When people say “Vince Carter meme,” they’re almost always channeling one of two iconic moments: the 2000 NBA Slam Dunk Contest and the Olympic poster dunk later that year. In the contest, Carter uncorked a 360° windmill, then flashed the universal finisher signal—neck-slice + lips: “It’s over!” That gesture and line became a timeless reaction for any clip where someone ends an argument, beats a level, or closes a deal with style.
The second template is the “Dunk of Death” in Sydney, where Carter jumped over a 7-footer in transition. Online, that poster is shorthand for annihilation—used for upset wins, wild comebacks, or product launches that leap the competition. Both moments are pure meme fuel: clean silhouettes, readable emotion, and captions you can understand in a split second.
Why it works
- Instant symbolism: finish, dominance, final word.
- Bold visuals: Raptors purples, arm-in-rim dunk, neck-slice gesture.
- Fits any lane: sports, gaming, school, office wins.
Caption starters
- “It’s over.” (let the clip do the talking)
- “POV: final boss defeated.”
- “Group chat after that take: Vince gesture.”
- “Jumped the hurdle? No—cleared the whole lineup.”
- Scoreboard → “Half-Man, Half-Amazing.”
Quick creator tips
- Keep text huge and minimal; punch in right as the dunk lands.

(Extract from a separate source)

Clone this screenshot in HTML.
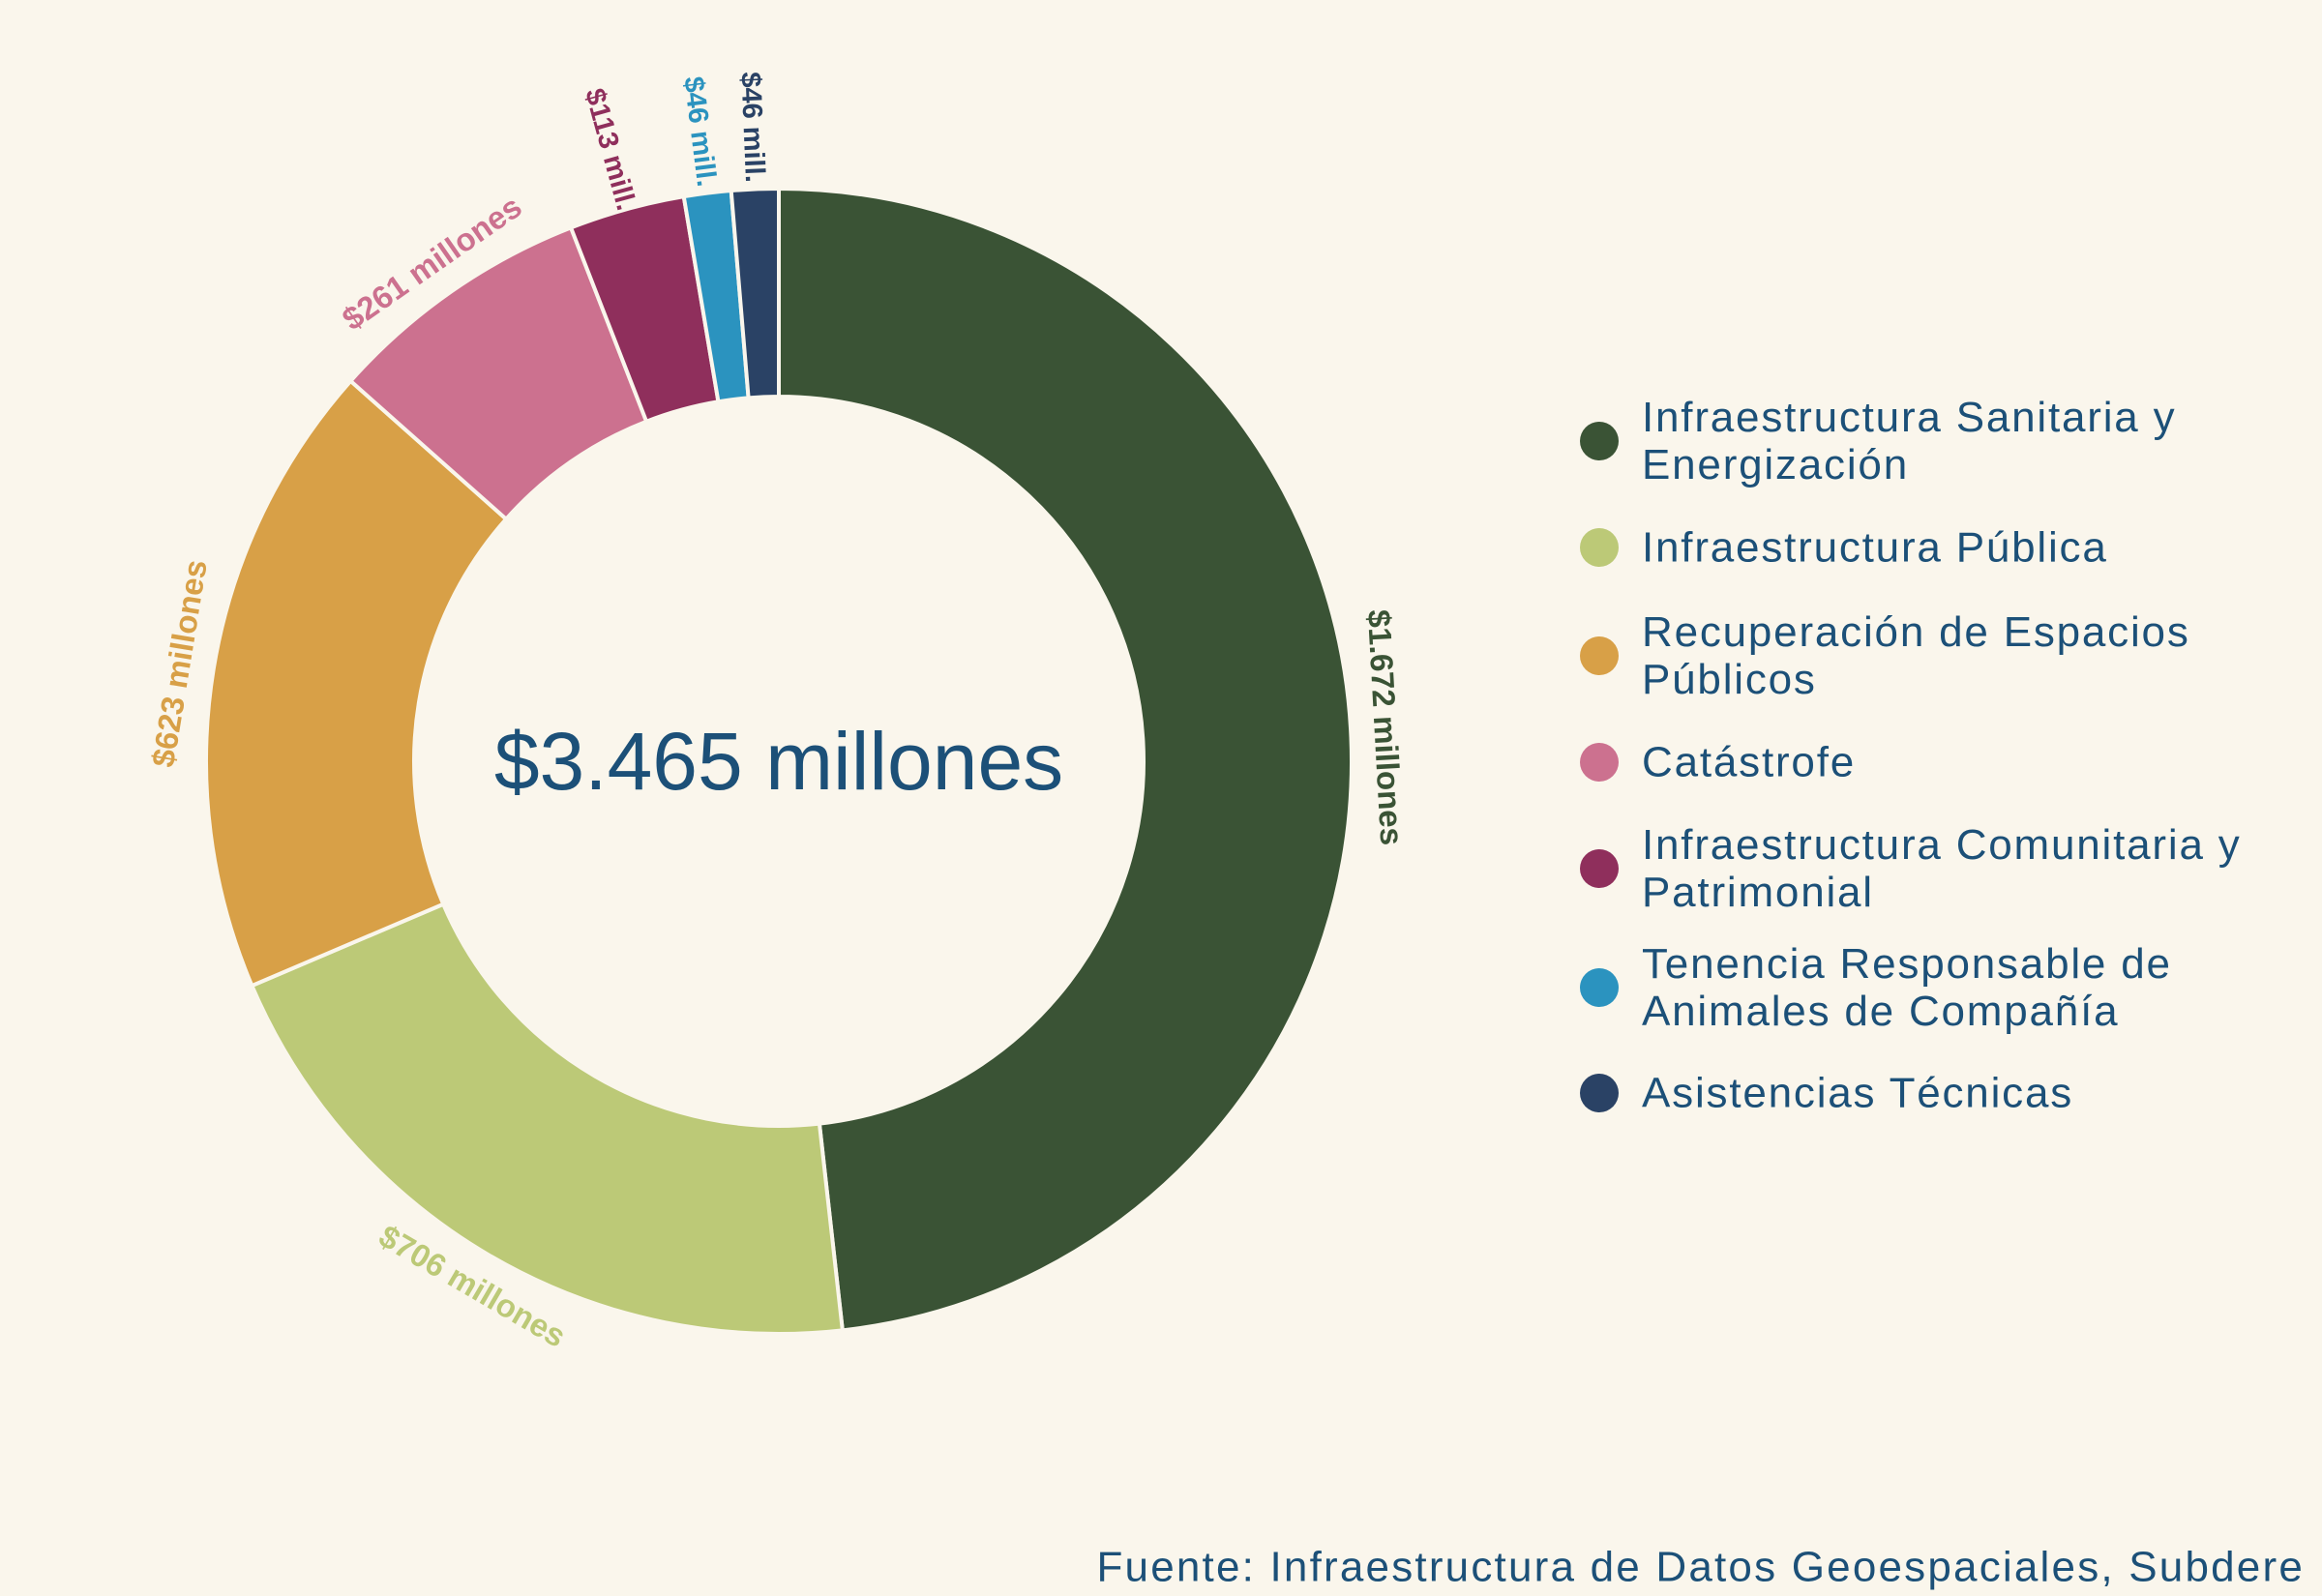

- Use a two-beat structure: setup (stakes) → It’s over reaction.
- For still images, add a simple headline bar; avoid cluttering the frame.
- Aim the joke at moments (wins, reveals), not at people.
Make a version in seconds—drop a highlight freeze or crowd-shot, add one line, and export for any platform using the WAHUP Meme Generator.
Bottom line: Vince Carter’s “It’s over” and the poster dunk are evergreen templates for absolute, emphatic done.